By way of background, on the first day of the cruise, the cruise line made emergency drill announcements to its passengers. During the announcements, NCL stated that all passengers should, “be aware of the motion of the ship at all times and also watch for trip hazards.” In addition, a safety video was played in each passenger’s cabin, which informed the passengers that, “[e]ven in calm seas or while docked in port, the ship can move suddenly, or the wind can change direction unexpectedly.”

Legally, to prevail on her negligence claim, Miller was required to prove:

(1) Defendant had a duty to protect Plaintiff from a particular injury;

(2) Defendant breached that duty;

(3) The breach actually and proximately caused Plaintiff’s injury; and

(4) Plaintiff suffered actual harm.

While cruise ship owners and operators owe their passengers, “the duty of exercising reasonable care under the circumstances of each case[,]” Kermarec v. Compagnie Generale Transatlantique, 358 U.S. 625, 630 (1959), the operator, “is not an issuer of its passengers’ safety…There thus must be some failure to exercise due care before liability may be imposed.” Generally, ship owners and operators do not owe a heightened or special duty of care to their passengers. Rather, the duty is one of reasonable care under the circumstances.

The analysis used to determine NCL’s duty in maritime law is intertwined with the analysis of whether a dangerous condition, in fact, existed.
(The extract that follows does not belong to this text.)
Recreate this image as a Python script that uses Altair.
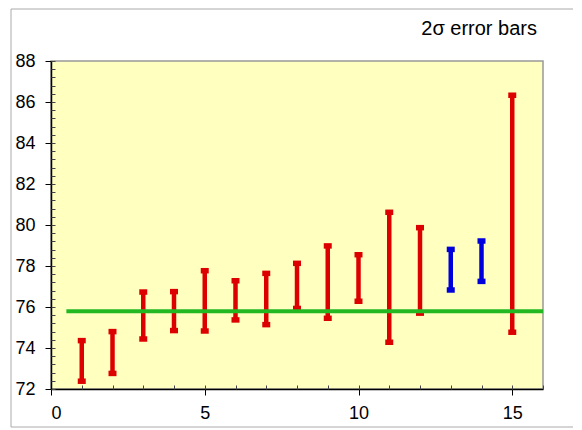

A dangerous condition is one that is not apparent and obvious to a passenger. The mere fact that an accident occurs does not give rise to a presumption that the setting of the accident constituted a dangerous condition.

The trial court found that Miller had failed to present sufficient evidence to show that dancing in the Spinnaker Lounge while the ship was moving constituted a “dangerous condition,” or that this condition required anything more than reasonable care by the cruise line. The Court held that Miller had not presented sufficient evidence to establish that any danger posed by dancing in the Spinnaker Lounge was not “apparent and obvious” to Miller as the passenger.

In this case, the Court concluded that any danger of dancing in the Spinnaker Lounge while on-board the cruise ship was an, “open and obvious” danger known to the plaintiff. Therefore, the Court concluded it was not required to analyze whether NCL had actual or constructive notice of a potential danger. Even assuming the danger of dancing on-board the Gem was not an “open and obvious” danger to the plaintiff, the Court still found there was evidence in the record to show NCL had actual or constructive notice of any such potential danger.

Turning to the “duty to warn”, the Court noted it, “extends to only known dangers which are not apparent and obvious.” Because plaintiff’s own deposition testimony conceded the dangers of potential ship movement were “apparent and obvious,” it followed that NCL did not have a duty to warn Miller of such dangers.

The district court granted summary judgment from which the plaintiff appealed. In a very brief decision, the 11th Circuit Court of Appeals on March 1 affirmed the analysis of the lower court judge and the dismissal of the plaintiff’s claims.